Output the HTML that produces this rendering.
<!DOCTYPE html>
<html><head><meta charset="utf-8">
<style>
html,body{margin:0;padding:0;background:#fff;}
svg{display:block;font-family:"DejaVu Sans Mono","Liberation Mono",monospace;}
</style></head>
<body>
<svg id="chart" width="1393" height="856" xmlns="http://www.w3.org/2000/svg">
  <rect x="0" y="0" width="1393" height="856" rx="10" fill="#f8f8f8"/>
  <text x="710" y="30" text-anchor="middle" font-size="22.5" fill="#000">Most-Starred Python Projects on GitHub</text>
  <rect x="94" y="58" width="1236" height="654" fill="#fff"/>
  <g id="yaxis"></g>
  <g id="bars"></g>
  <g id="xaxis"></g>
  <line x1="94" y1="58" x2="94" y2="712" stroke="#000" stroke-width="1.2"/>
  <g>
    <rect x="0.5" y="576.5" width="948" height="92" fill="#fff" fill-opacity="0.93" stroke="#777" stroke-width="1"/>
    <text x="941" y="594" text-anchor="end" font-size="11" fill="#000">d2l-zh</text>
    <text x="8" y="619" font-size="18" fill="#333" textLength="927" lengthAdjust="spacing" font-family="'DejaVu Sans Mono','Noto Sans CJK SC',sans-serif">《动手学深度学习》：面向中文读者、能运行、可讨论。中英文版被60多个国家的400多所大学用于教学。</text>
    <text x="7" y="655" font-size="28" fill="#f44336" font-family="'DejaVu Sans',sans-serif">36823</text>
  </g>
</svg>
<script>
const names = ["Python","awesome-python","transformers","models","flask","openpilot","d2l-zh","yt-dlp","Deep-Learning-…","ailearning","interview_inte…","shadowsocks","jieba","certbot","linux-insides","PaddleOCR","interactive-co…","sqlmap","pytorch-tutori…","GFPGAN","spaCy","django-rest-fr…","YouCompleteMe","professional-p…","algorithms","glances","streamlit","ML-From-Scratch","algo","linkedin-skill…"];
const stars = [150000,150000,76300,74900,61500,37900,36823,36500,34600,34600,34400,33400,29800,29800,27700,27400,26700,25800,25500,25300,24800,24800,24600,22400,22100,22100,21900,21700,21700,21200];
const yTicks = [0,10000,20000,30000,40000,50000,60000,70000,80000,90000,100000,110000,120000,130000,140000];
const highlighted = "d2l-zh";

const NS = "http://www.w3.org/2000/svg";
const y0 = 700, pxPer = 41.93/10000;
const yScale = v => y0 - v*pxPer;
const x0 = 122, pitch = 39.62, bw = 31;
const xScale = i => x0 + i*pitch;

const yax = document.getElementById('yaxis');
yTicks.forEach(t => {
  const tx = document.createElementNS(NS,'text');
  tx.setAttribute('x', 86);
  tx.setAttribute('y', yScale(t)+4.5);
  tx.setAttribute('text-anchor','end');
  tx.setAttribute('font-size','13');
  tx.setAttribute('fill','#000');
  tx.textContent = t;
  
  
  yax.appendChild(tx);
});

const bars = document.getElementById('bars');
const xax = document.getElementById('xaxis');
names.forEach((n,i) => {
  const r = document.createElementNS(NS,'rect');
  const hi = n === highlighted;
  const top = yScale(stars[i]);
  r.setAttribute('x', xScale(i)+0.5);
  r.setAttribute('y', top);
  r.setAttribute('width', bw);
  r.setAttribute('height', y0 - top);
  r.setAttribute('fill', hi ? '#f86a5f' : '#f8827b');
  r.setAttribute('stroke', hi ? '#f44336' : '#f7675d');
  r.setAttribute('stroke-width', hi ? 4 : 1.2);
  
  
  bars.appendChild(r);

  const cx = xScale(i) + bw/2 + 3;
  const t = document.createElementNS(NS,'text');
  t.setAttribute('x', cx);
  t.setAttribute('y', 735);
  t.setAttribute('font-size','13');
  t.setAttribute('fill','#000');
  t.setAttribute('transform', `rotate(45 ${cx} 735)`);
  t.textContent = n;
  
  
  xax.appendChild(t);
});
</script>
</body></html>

- _Task goal_
Your task is to repeat the data exactly; please include every line.

- _Complete answer_
Output the HTML that produces this rendering.
<!DOCTYPE html>
<html><head><meta charset="utf-8">
<style>
html,body{margin:0;padding:0;background:#fff;}
svg{display:block;font-family:"DejaVu Sans Mono","Liberation Mono",monospace;}
</style></head>
<body>
<svg id="chart" width="1393" height="856" xmlns="http://www.w3.org/2000/svg">
  <rect x="0" y="0" width="1393" height="856" rx="10" fill="#f8f8f8"/>
  <text x="710" y="30" text-anchor="middle" font-size="22.5" fill="#000">Most-Starred Python Projects on GitHub</text>
  <rect x="94" y="58" width="1236" height="654" fill="#fff"/>
  <g id="yaxis"></g>
  <g id="bars"></g>
  <g id="xaxis"></g>
  <line x1="94" y1="58" x2="94" y2="712" stroke="#000" stroke-width="1.2"/>
  <g>
    <rect x="0.5" y="576.5" width="948" height="92" fill="#fff" fill-opacity="0.93" stroke="#777" stroke-width="1"/>
    <text x="941" y="594" text-anchor="end" font-size="11" fill="#000">d2l-zh</text>
    <text x="8" y="619" font-size="18" fill="#333" textLength="927" lengthAdjust="spacing" font-family="'DejaVu Sans Mono','Noto Sans CJK SC',sans-serif">《动手学深度学习》：面向中文读者、能运行、可讨论。中英文版被60多个国家的400多所大学用于教学。</text>
    <text x="7" y="655" font-size="28" fill="#f44336" font-family="'DejaVu Sans',sans-serif">36823</text>
  </g>
</svg>
<script>
const names = ["Python","awesome-python","transformers","models","flask","openpilot","d2l-zh","yt-dlp","Deep-Learning-…","ailearning","interview_inte…","shadowsocks","jieba","certbot","linux-insides","PaddleOCR","interactive-co…","sqlmap","pytorch-tutori…","GFPGAN","spaCy","django-rest-fr…","YouCompleteMe","professional-p…","algorithms","glances","streamlit","ML-From-Scratch","algo","linkedin-skill…"];
const stars = [150000,150000,76300,74900,61500,37900,36823,36500,34600,34600,34400,33400,29800,29800,27700,27400,26700,25800,25500,25300,24800,24800,24600,22400,22100,22100,21900,21700,21700,21200];
const yTicks = [0,10000,20000,30000,40000,50000,60000,70000,80000,90000,100000,110000,120000,130000,140000];
const highlighted = "d2l-zh";

const NS = "http://www.w3.org/2000/svg";
const y0 = 700, pxPer = 41.93/10000;
const yScale = v => y0 - v*pxPer;
const x0 = 122, pitch = 39.62, bw = 31;
const xScale = i => x0 + i*pitch;

const yax = document.getElementById('yaxis');
yTicks.forEach(t => {
  const tx = document.createElementNS(NS,'text');
  tx.setAttribute('x', 86);
  tx.setAttribute('y', yScale(t)+4.5);
  tx.setAttribute('text-anchor','end');
  tx.setAttribute('font-size','13');
  tx.setAttribute('fill','#000');
  tx.textContent = t;
  
  
  yax.appendChild(tx);
});

const bars = document.getElementById('bars');
const xax = document.getElementById('xaxis');
names.forEach((n,i) => {
  const r = document.createElementNS(NS,'rect');
  const hi = n === highlighted;
  const top = yScale(stars[i]);
  r.setAttribute('x', xScale(i)+0.5);
  r.setAttribute('y', top);
  r.setAttribute('width', bw);
  r.setAttribute('height', y0 - top);
  r.setAttribute('fill', hi ? '#f86a5f' : '#f8827b');
  r.setAttribute('stroke', hi ? '#f44336' : '#f7675d');
  r.setAttribute('stroke-width', hi ? 4 : 1.2);
  
  
  bars.appendChild(r);

  const cx = xScale(i) + bw/2 + 3;
  const t = document.createElementNS(NS,'text');
  t.setAttribute('x', cx);
  t.setAttribute('y', 735);
  t.setAttribute('font-size','13');
  t.setAttribute('fill','#000');
  t.setAttribute('transform', `rotate(45 ${cx} 735)`);
  t.textContent = n;
  
  
  xax.appendChild(t);
});
</script>
</body></html>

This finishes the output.